------ Source material ------
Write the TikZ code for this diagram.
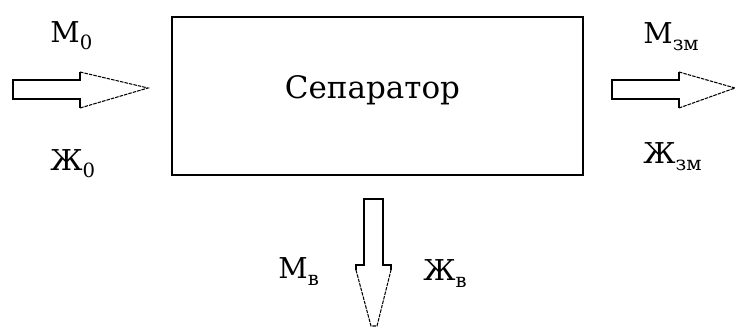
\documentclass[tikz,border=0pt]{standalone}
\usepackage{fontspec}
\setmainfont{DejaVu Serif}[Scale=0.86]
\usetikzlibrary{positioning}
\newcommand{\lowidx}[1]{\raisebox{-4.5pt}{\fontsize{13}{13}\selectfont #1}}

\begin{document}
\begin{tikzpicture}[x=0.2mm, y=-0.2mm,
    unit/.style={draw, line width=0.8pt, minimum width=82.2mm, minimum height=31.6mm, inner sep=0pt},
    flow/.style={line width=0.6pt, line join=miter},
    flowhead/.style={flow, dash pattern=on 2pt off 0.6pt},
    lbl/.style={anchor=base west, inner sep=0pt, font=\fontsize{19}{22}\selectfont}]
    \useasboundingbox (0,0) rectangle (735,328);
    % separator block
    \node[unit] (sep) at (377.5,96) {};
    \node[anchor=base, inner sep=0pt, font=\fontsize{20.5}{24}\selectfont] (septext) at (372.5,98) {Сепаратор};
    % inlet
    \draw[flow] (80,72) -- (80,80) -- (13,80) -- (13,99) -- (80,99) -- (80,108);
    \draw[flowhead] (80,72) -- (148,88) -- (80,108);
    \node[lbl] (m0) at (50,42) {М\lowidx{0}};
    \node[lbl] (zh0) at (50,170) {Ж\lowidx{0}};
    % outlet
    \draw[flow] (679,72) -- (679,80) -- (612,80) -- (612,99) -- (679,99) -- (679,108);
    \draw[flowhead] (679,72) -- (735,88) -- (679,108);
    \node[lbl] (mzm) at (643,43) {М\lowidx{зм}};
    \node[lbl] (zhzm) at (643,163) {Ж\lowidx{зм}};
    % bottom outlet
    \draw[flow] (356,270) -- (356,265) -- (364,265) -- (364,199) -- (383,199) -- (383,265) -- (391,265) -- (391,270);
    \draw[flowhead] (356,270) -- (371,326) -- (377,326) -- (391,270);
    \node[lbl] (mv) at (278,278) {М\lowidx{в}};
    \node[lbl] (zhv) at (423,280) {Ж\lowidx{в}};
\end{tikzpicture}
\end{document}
------
■ Work to do ■
All of the material above needs to be restated exactly, with no pictures.

■ Final answer ■
Write the TikZ code for this diagram.
\documentclass[tikz,border=0pt]{standalone}
\usepackage{fontspec}
\setmainfont{DejaVu Serif}[Scale=0.86]
\usetikzlibrary{positioning}
\newcommand{\lowidx}[1]{\raisebox{-4.5pt}{\fontsize{13}{13}\selectfont #1}}

\begin{document}
\begin{tikzpicture}[x=0.2mm, y=-0.2mm,
    unit/.style={draw, line width=0.8pt, minimum width=82.2mm, minimum height=31.6mm, inner sep=0pt},
    flow/.style={line width=0.6pt, line join=miter},
    flowhead/.style={flow, dash pattern=on 2pt off 0.6pt},
    lbl/.style={anchor=base west, inner sep=0pt, font=\fontsize{19}{22}\selectfont}]
    \useasboundingbox (0,0) rectangle (735,328);
    % separator block
    \node[unit] (sep) at (377.5,96) {};
    \node[anchor=base, inner sep=0pt, font=\fontsize{20.5}{24}\selectfont] (septext) at (372.5,98) {Сепаратор};
    % inlet
    \draw[flow] (80,72) -- (80,80) -- (13,80) -- (13,99) -- (80,99) -- (80,108);
    \draw[flowhead] (80,72) -- (148,88) -- (80,108);
    \node[lbl] (m0) at (50,42) {М\lowidx{0}};
    \node[lbl] (zh0) at (50,170) {Ж\lowidx{0}};
    % outlet
    \draw[flow] (679,72) -- (679,80) -- (612,80) -- (612,99) -- (679,99) -- (679,108);
    \draw[flowhead] (679,72) -- (735,88) -- (679,108);
    \node[lbl] (mzm) at (643,43) {М\lowidx{зм}};
    \node[lbl] (zhzm) at (643,163) {Ж\lowidx{зм}};
    % bottom outlet
    \draw[flow] (356,270) -- (356,265) -- (364,265) -- (364,199) -- (383,199) -- (383,265) -- (391,265) -- (391,270);
    \draw[flowhead] (356,270) -- (371,326) -- (377,326) -- (391,270);
    \node[lbl] (mv) at (278,278) {М\lowidx{в}};
    \node[lbl] (zhv) at (423,280) {Ж\lowidx{в}};
\end{tikzpicture}
\end{document}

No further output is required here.